Certifiée par Rainforest Alliance, une association qui lutte contre le travail des enfants, l’entreprise a franchi un pas supplémentaire en 2020 avec l’Income Accelerator Program, un projet pilote testé auprès d’un millier de foyers de cultivateurs d’Afrique de l’Ouest. «Le programme se concentre sur la lutte contre la pauvreté, qui est l’une des principales causes du travail des enfants. Chaque fois qu’une famille productrice s’engage à se lancer dans une des actions que nous lui proposons, comme la diversification des récoltes ou la scolarisation de tous les enfants du foyer de 6 à 16 ans, nous lui versons directement cent euros sans passer par un intermédiaire.» Positif, le retour d’expérience a conduit à la généralisation d’un programme qui touchera trente mille familles avant la fin de l’année et cent trente mille d’ici à 2030.

À questions complexes, réponses collectives

La lutte en faveur des droits humains se heurte à des facteurs structurels, comme la taille des exploitations, qui sont le plus souvent familiales, explique René Maier. «En Afrique de l’Ouest, les lopins de terre sont trop petits pour gagner en productivité. Les rendements y dépassent rarement trois cents à quatre cents kilos par hectare, là où on peut atteindre trois tonnes au Pérou, où les propriétés sont moins parcellisées.» D’autres sont d’ordres financiers ou administratifs: «Si le revenu des agriculteurs n’a pas évolué en Afrique de l’Ouest alors que les cours ont progressé, c’est aussi parce que les prix sont fixés par l’Etat», estime le responsable des achats chez Camille Bloch. Au tarif brut de neuf cents francs CFA le kilo de fève – soit 1,33 franc – actuellement fixé en Côte d’Ivoire, – s’ajoute en théorie une prime de quatre cents dollars par tonne versée par les industriels. Mais cette prime peine à arriver à ses bénéficiaires, corruption oblige.

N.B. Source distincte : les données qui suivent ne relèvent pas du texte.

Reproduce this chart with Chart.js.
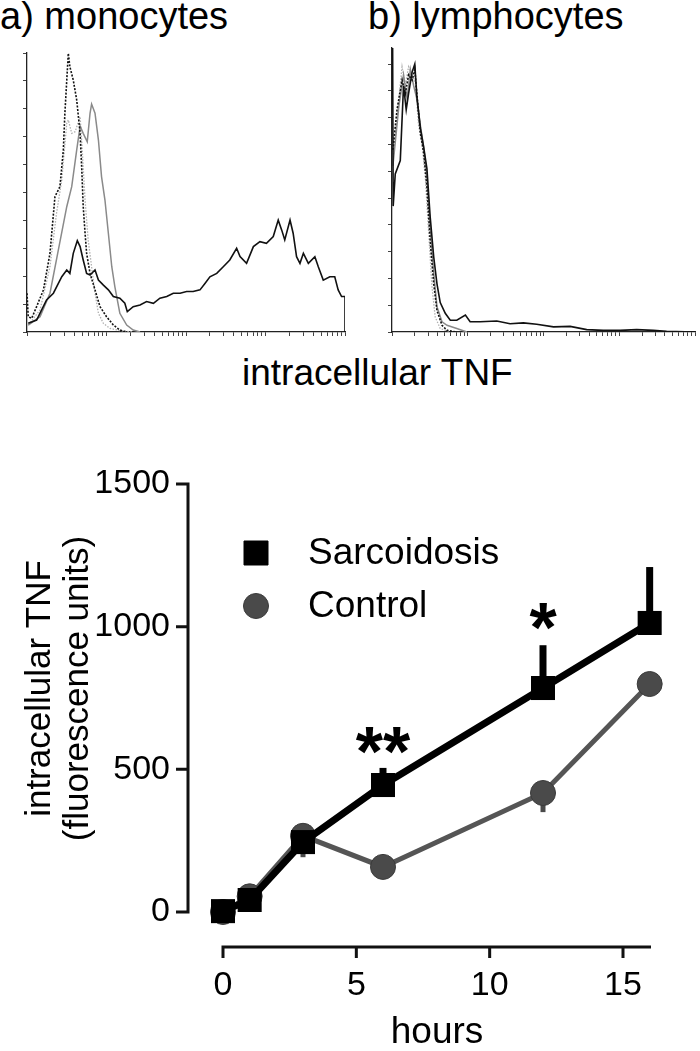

«L’équation est complexe, avec des situations très différentes d’un pays à l’autre», estime Sarah Dekkiche, directrice des partenariats de l’International Cocoa Initiative. «La solution ne peut passer que par une discussion commune avec tous les acteurs du secteur.» Basée à Genève, la fondation de cent soixante salariés réunit autour d’un objectif principal des entreprises du secteur du cacao et du chocolat, des acteurs de la société civile, des organisations non gouvernementales ou d’agriculteurs: la lutte contre le travail des enfants. Les choses progressent, estime la directrice. «Le travail forcé dans le milieu du cacao concerne aujourd’hui moins de 1% des enfants de Côte d’Ivoire ou du Ghana. Néanmoins, beaucoup travaillent quelques heures par semaine auprès de leurs parents. Plus d’un million et demi d’enfants portent des charges lourdes, travaillent avec des machettes ou sont exposés à des produits dangereux.» La lutte pour un chocolat responsable a donc commencé, mais elle sera encore longue.


Plateforme suisse du cacao durable, faite pour peser

Née en 2017, la Plateforme suisse du cacao durable représente plus de 90% des importations de cacao en Suisse et réunit plus de quatre-vingts membres: fabricants de chocolat, fournisseurs, détaillants, chercheurs, Secrétariat d’État à l’économie, etc. «La diversité de nos membres est une richesse», explique Christian Robin, directeur général de l’association. «Les entreprises sont conscientes que la durabilité a un coût. La solidité de leurs approvisionnements se construit sur le long terme en se montrant plus attentifs aux conditions de travail dans les pays producteurs et en s’engageant pour permettre aux cultivateurs et à leurs familles d’obtenir un revenu suffisant pour vivre.» 
Dans sa feuille de route, la plateforme s’est fixée des objectifs concrets et les efforts paient: depuis 2017, les quatorze projets engagés dans huit pays – Ghana en tête – ont permis de toucher nonante mille paysans et de faire passer la part des importations de chocolat durable en Suisse de 50% à 71%, avant de viser les 100% pour 2030.